◆ PROVIDED DATA
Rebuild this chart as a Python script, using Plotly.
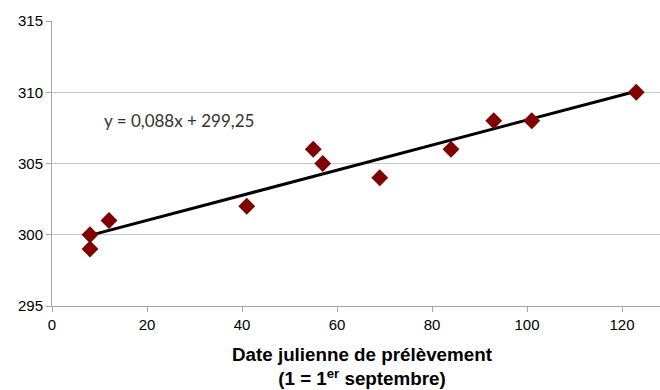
import plotly.graph_objects as go

# Sample dates (Julian day, 1 = 1st September) and measured values
jours = [8, 8, 12, 41, 55, 57, 69, 84, 93, 101, 123]
valeurs = [300, 299, 301, 302, 306, 305, 304, 306, 308, 308, 310]

# Linear trend
pente = 0.088
ordonnee = 299.25
x_tendance = [min(jours), max(jours)]
y_tendance = [pente * x + ordonnee for x in x_tendance]
equation = "y = 0,088x + 299,25"
titre_x = "<b>Date julienne de prélèvement<br>(1 = 1<sup>er</sup> septembre)</b>"

x_ticks = [0, 20, 40, 60, 80, 100, 120]
y_ticks = [295, 300, 305, 310, 315]

fig = go.Figure()
fig.add_trace(go.Scatter(
    x=x_tendance, y=y_tendance, mode="lines",
    line=dict(color="black", width=3), hoverinfo="skip", showlegend=False,
))
fig.add_trace(go.Scatter(
    x=jours, y=valeurs, mode="markers",
    marker=dict(symbol="diamond", size=13, color="#800000"),
    showlegend=False,
))

fig.add_annotation(
    x=26.8, y=308.0, xref="x", yref="y", text=equation, showarrow=False,
    font=dict(family="Lato", size=17, color="#333333"),
)

# X-axis title, centred under the full chart width
fig.add_annotation(
    x=0.51, y=-0.128, xref="paper", yref="paper", text=titre_x,
    showarrow=False, xanchor="center", yanchor="top",
    font=dict(size=18.8, family="Liberation Sans, Arial", color="black"),
)

fig.update_layout(
    width=660, height=390,
    margin=dict(l=52, r=0, t=21, b=84),
    paper_bgcolor="white", plot_bgcolor="white",
    font=dict(family="Liberation Sans, Arial", size=15, color="black"),
    xaxis=dict(
        range=[0, 128], tickvals=x_ticks, showgrid=False, zeroline=False,
        showline=True, linecolor="#a6a6a6", linewidth=1,
        ticks="outside", ticklen=5, tickcolor="#a6a6a6",
    ),
    yaxis=dict(
        range=[295, 315], tickvals=y_ticks, showgrid=True, gridcolor="#c8c8c8",
        gridwidth=1, zeroline=False, showline=True, linecolor="#a6a6a6",
        linewidth=1, ticks="outside", ticklen=5, tickcolor="#a6a6a6",
    ),
)

fig.write_html("out.html")
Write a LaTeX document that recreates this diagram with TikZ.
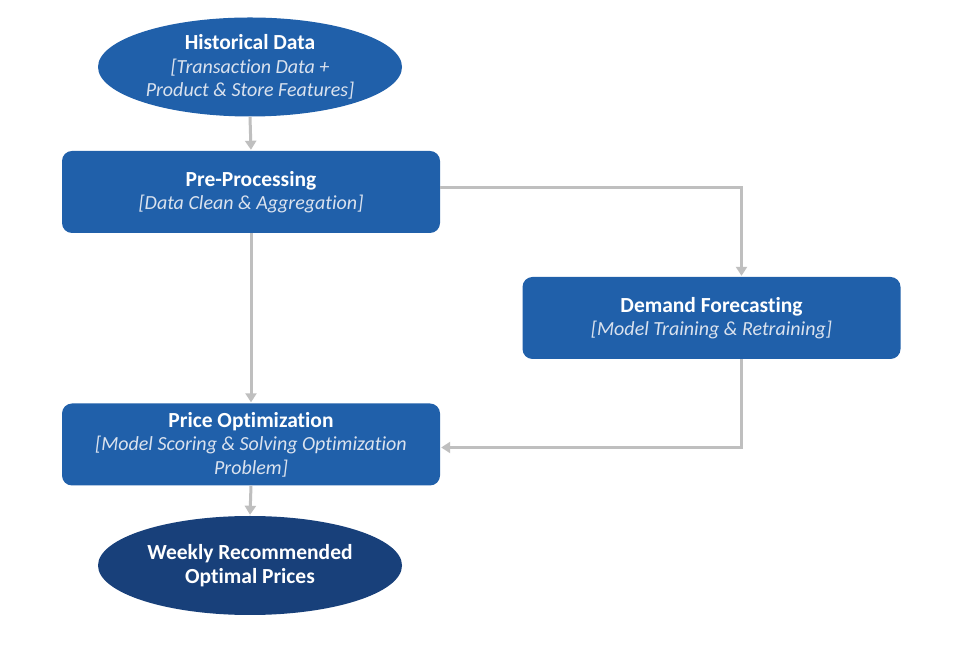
\documentclass[tikz,border=0pt]{standalone}
\usepackage{fontspec}
\setmainfont[Ligatures={NoCommon,TeX}]{Carlito}
\usetikzlibrary{shapes.geometric,arrows.meta,calc}
\definecolor{boxblue}{RGB}{32,96,170}
\definecolor{darkblue}{RGB}{24,64,122}
\definecolor{subtxt}{RGB}{218,226,238}
\definecolor{conn}{RGB}{191,191,191}
\tikzset{
  x=1pt,y=1pt,
  procbox/.style={rectangle,rounded corners=10pt,fill=boxblue,draw=none,minimum width=378pt,minimum height=82pt,inner sep=0pt,align=center,text=white,font=\fontsize{20}{23.5}\selectfont},
  endell/.style={ellipse,draw=none,minimum width=304pt,minimum height=99pt,inner sep=0pt,align=center,text=white,font=\fontsize{20}{23.5}\selectfont},
  arr/.style={draw=conn,line width=3pt,-{Triangle[length=9pt,width=11pt]},shorten >=1pt}
}
\newcommand{\ttl}[1]{{\fontsize{21.5}{23.5}\selectfont\bfseries #1}}
\newcommand{\sub}[1]{{\itshape\color{subtxt}#1}}
\begin{document}
\begin{tikzpicture}
\useasboundingbox[fill=white] (0,0) rectangle (976,663);
\node[endell,fill=boxblue] (hist) at (250,596) {\ttl{Historical Data}\\\sub{[Transaction Data +}\\\sub{Product \& Store Features]}};
\node[procbox] (pre) at (251,471) {\ttl{Pre-Processing}\\\sub{[Data Clean \& Aggregation]}};
\node[procbox] (dem) at (711.5,345) {\ttl{Demand Forecasting}\\\sub{[Model Training \& Retraining]}};
\node[procbox] (opt) at (251,218.5) {\ttl{Price Optimization}\\\sub{[Model Scoring \& Solving Optimization}\\\sub{Problem]}};
\node[endell,fill=darkblue] (week) at (250,97.5) {\ttl{Weekly Recommended}\\\ttl{Optimal Prices}};
\draw[arr] (hist.south) -- (pre.north);
\draw[arr] (pre.south) -- (opt.north);
\draw[arr] (opt.south) -- (week.north);
\draw[arr] ([yshift=4pt]pre.east) -| ([xshift=30pt]dem.north);
\draw[arr] ([xshift=30pt]dem.south) |- ([yshift=-3pt]opt.east);
\end{tikzpicture}
\end{document}
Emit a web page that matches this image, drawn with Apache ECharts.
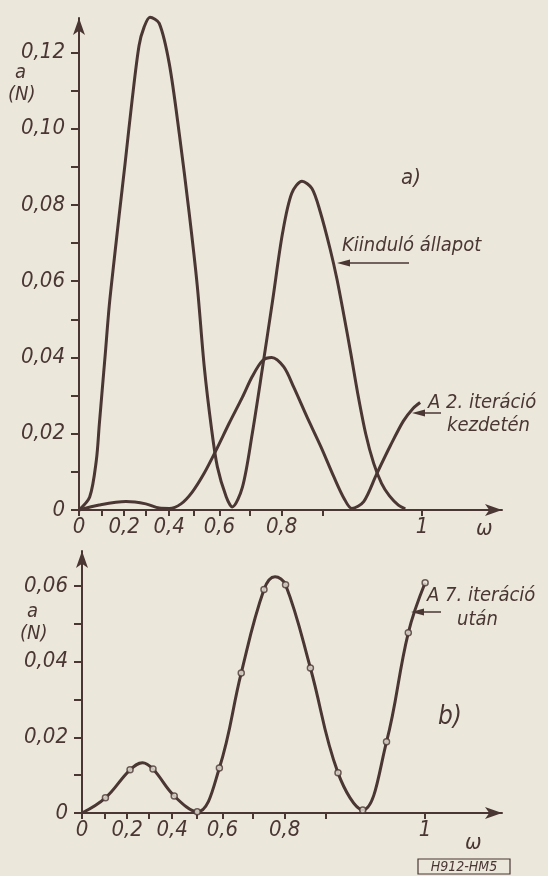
<!DOCTYPE html>
<html>
<head>
<meta charset="utf-8">
<script src="https://cdn.jsdelivr.net/npm/echarts@6/dist/echarts.min.js"></script>
<style>
	html,body{margin:0;padding:0;background:#ebe7db;}
	#chart{width:548px;height:876px;}
</style>
</head>
<body>
<div id="chart"></div>
<script>
	// the printed omega scale is not linear: it stretches towards 1
	var omegaKnots = [0, 0.1, 0.2, 0.3, 0.4, 0.5, 0.6, 0.7, 0.8, 0.9, 1.0];
	var scaleKnots = [0, 0.099, 0.201, 0.298, 0.401, 0.512, 0.624, 0.757, 0.901, 1.085, 1.525];

	var xTickValues = [0, 0.1, 0.2, 0.3, 0.4, 0.5, 0.6, 0.7, 0.8, 0.9, 1.0];
	var xLabelValues = [0, 0.2, 0.4, 0.6, 0.8, 1.0];
	var xLabelTexts = ['0', '0,2', '0,4', '0,6', '0,8', '1'];

	var yTopTicks = [0, 0.01, 0.02, 0.03, 0.04, 0.05, 0.06, 0.07, 0.08, 0.09, 0.10, 0.11, 0.12];
	var yTopLabels = [0, 0.02, 0.04, 0.06, 0.08, 0.10, 0.12];
	var yBottomTicks = [0, 0.01, 0.02, 0.03, 0.04, 0.05, 0.06];
	var yBottomLabels = [0, 0.02, 0.04, 0.06];

	// a) Kiinduló állapot
	var initOmega = [0, 0.048, 0.078, 0.091, 0.104, 0.117, 0.135, 0.157, 0.178, 0.204, 0.236, 0.268, 0.291, 0.317, 0.357, 0.4, 0.44, 0.48, 0.512, 0.54, 0.568, 0.592, 0.623, 0.643, 0.677, 0.709, 0.741, 0.772, 0.802, 0.824, 0.849, 0.873, 0.893, 0.907, 0.914, 0.921, 0.928, 0.935, 0.943, 0.951, 0.959, 0.967, 0.976, 0.983];
	var initA = [0, 0.0034, 0.0131, 0.0223, 0.0314, 0.0406, 0.0537, 0.066, 0.0773, 0.0909, 0.1074, 0.1218, 0.1266, 0.1292, 0.1276, 0.1171, 0.0988, 0.0778, 0.0589, 0.0375, 0.0217, 0.0113, 0.0034, 0.0008, 0.006, 0.020, 0.0375, 0.055, 0.0726, 0.083, 0.0862, 0.0843, 0.0782, 0.0685, 0.0605, 0.051, 0.041, 0.0305, 0.020, 0.0123, 0.007, 0.0037, 0.0013, 0.0003];

	// a) A 2. iteráció kezdetén
	var secondOmega = [0, 0.091, 0.208, 0.299, 0.357, 0.4, 0.447, 0.492, 0.54, 0.587, 0.633, 0.677, 0.709, 0.741, 0.769, 0.805, 0.829, 0.861, 0.895, 0.911, 0.921, 0.929, 0.941, 0.954, 0.968, 0.981, 0.991, 0.998];
	var secondA = [0, 0.0013, 0.0022, 0.0016, 0.0005, 0.0004, 0.0016, 0.0047, 0.0097, 0.0157, 0.0228, 0.0296, 0.035, 0.0392, 0.040, 0.0375, 0.0322, 0.0244, 0.0165, 0.0086, 0.0031, 0.0004, 0.0022, 0.0094, 0.0169, 0.0233, 0.0267, 0.0282];

	// b) A 7. iteráció után: marked points and the extra curve points
	var seventhOmega = [0.105, 0.213, 0.317, 0.408, 0.5, 0.588, 0.663, 0.736, 0.802, 0.862, 0.912, 0.937, 0.961, 0.983, 1.0];
	var seventhA = [0.004, 0.0114, 0.0116, 0.0045, 0.0003, 0.0119, 0.037, 0.059, 0.0603, 0.0383, 0.0106, 0.0008, 0.0188, 0.0476, 0.0608];
	var seventhCurveOmega = [0, 0.27, 0.77];
	var seventhCurveA = [0, 0.0133, 0.0624];

	var ink = '#4a3633';
	var paper = '#ebe7db';
	var fontfam = "'Liberation Sans Narrow','DejaVu Sans Condensed','Liberation Sans',sans-serif";

	function warp(w){
		for(var i=1;i<omegaKnots.length;i++){
			if(w <= omegaKnots[i]){
				var t = (w - omegaKnots[i-1]) / (omegaKnots[i] - omegaKnots[i-1]);
				return scaleKnots[i-1] + t * (scaleKnots[i] - scaleKnots[i-1]);
			}
		}
		return scaleKnots[scaleKnots.length-1];
	}
	function pairs(xs, ys){
		var out = [];
		for(var i=0;i<xs.length;i++){ out.push([warp(xs[i]), ys[i]]); }
		return out;
	}
	function xLabel(v){
		for(var i=0;i<xLabelValues.length;i++){
			if(Math.abs(warp(xLabelValues[i]) - v) < 1e-3) return xLabelTexts[i];
		}
		return '';
	}
	function yLabel(v){
		if(v === 0) return '0';
		return v.toFixed(2).replace('.', ',');
	}

	var seventhLine = pairs(seventhOmega.concat(seventhCurveOmega), seventhA.concat(seventhCurveA));
	seventhLine.sort(function(a, b){ return a[0] - b[0]; });

	function makeX(idx, max){
		return {
			type:'value', gridIndex:idx, min:0, max:max,
			axisLine:{show:true, onZero:false, symbol:['none','arrow'], symbolSize:[9,17], lineStyle:{color:ink, width:2}},
			axisTick:{show:true, customValues:xTickValues.map(warp), length:6, lineStyle:{color:ink, width:2}},
			axisLabel:{customValues:xLabelValues.map(warp), formatter:xLabel, margin:6, color:ink,
				fontStyle:'italic', fontSize:22, fontFamily:fontfam},
			splitLine:{show:false}
		};
	}
	function makeY(idx, max, ticks, labels){
		return {
			type:'value', gridIndex:idx, min:0, max:max,
			axisLine:{show:true, onZero:false, symbol:['none','arrow'], symbolSize:[9,17], lineStyle:{color:ink, width:2}},
			axisTick:{show:true, customValues:ticks, length:8, lineStyle:{color:ink, width:2}},
			axisLabel:{customValues:labels, formatter:yLabel, margin:14, color:ink,
				fontStyle:'italic', fontSize:22, fontFamily:fontfam},
			splitLine:{show:false}
		};
	}
	function txt(x, y, s, size){
		return {type:'text', x:x, y:y, style:{text:s, fill:ink, font:'italic ' + size + 'px ' + fontfam,
			textAlign:'left', textVerticalAlign:'middle'}};
	}
	function leftArrow(x1, x2, y){
		return [
			{type:'line', shape:{x1:x1 + 10, y1:y, x2:x2, y2:y}, style:{stroke:ink, lineWidth:1.5}},
			{type:'polygon', shape:{points:[[x1, y], [x1 + 13, y - 3.5], [x1 + 13, y + 3.5]]}, style:{fill:ink}}
		];
	}

	var graphics = [
		txt(15, 73, 'a', 20), txt(8, 95, '(N)', 20),
		txt(27, 612, 'a', 20), txt(20, 634, '(N)', 20),
		txt(401, 178, 'a)', 22),
		txt(438, 717, 'b)', 26),
		txt(476, 529, 'ω', 22),
		txt(465, 843, 'ω', 22),
		txt(342, 246, 'Kiinduló állapot', 20),
		txt(428, 403, 'A 2. iteráció', 20),
		txt(447, 426, 'kezdetén', 20),
		txt(427, 596, 'A 7. iteráció', 20),
		txt(457, 620, 'után', 20),
		{type:'rect', shape:{x:418, y:859, width:92, height:15}, style:{fill:'none', stroke:ink, lineWidth:1.2}},
		{type:'text', x:464, y:867, style:{text:'H912-HM5', fill:ink, font:'italic 14px ' + fontfam,
			textAlign:'center', textVerticalAlign:'middle'}}
	].concat(leftArrow(337, 409, 263), leftArrow(412, 441, 413), leftArrow(411, 441, 612));

	var option = {
		backgroundColor: paper,
		animation: false,
		grid: [
			{left:79, top:18, width:423, height:492},
			{left:82, top:551, width:420, height:262}
		],
		xAxis: [makeX(0, 423/225), makeX(1, 420/225)],
		yAxis: [makeY(0, 0.129, yTopTicks, yTopLabels), makeY(1, 0.0692, yBottomTicks, yBottomLabels)],
		series: [
			{name:'Kiinduló állapot', type:'line', xAxisIndex:0, yAxisIndex:0, data:pairs(initOmega, initA),
				smooth:0.3, showSymbol:false, clip:false, lineStyle:{color:ink, width:3}},
			{name:'A 2. iteráció kezdetén', type:'line', xAxisIndex:0, yAxisIndex:0, data:pairs(secondOmega, secondA),
				smooth:0.3, showSymbol:false, clip:false, lineStyle:{color:ink, width:3}},
			{name:'A 7. iteráció után', type:'line', xAxisIndex:1, yAxisIndex:1, data:seventhLine,
				smooth:0.4, showSymbol:false, clip:false, lineStyle:{color:ink, width:3}},
			{name:'pontok', type:'scatter', xAxisIndex:1, yAxisIndex:1, data:pairs(seventhOmega, seventhA),
				symbol:'circle', symbolSize:6, itemStyle:{color:paper, borderColor:ink, borderWidth:1.5}, z:5}
		],
		graphic: graphics
	};

	var mychart = echarts.init(document.getElementById('chart'));
	mychart.setOption(option);
</script>
</body>
</html>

◆ WHAT YOU HAVE TO DO
Repeat, word for word, the lines of the material above from the one holding "Emit a web page" through the one holding "var xLabelTexts = ['0', '0,2', '0,4', '0,6', '0,8', '1'];". Leave out pictures.

◆ EXERCISE RESPONSE
Emit a web page that matches this image, drawn with Apache ECharts.
<!DOCTYPE html>
<html>
<head>
<meta charset="utf-8">
<script src="https://cdn.jsdelivr.net/npm/echarts@6/dist/echarts.min.js"></script>
<style>
	html,body{margin:0;padding:0;background:#ebe7db;}
	#chart{width:548px;height:876px;}
</style>
</head>
<body>
<div id="chart"></div>
<script>
	// the printed omega scale is not linear: it stretches towards 1
	var omegaKnots = [0, 0.1, 0.2, 0.3, 0.4, 0.5, 0.6, 0.7, 0.8, 0.9, 1.0];
	var scaleKnots = [0, 0.099, 0.201, 0.298, 0.401, 0.512, 0.624, 0.757, 0.901, 1.085, 1.525];

	var xTickValues = [0, 0.1, 0.2, 0.3, 0.4, 0.5, 0.6, 0.7, 0.8, 0.9, 1.0];
	var xLabelValues = [0, 0.2, 0.4, 0.6, 0.8, 1.0];
	var xLabelTexts = ['0', '0,2', '0,4', '0,6', '0,8', '1'];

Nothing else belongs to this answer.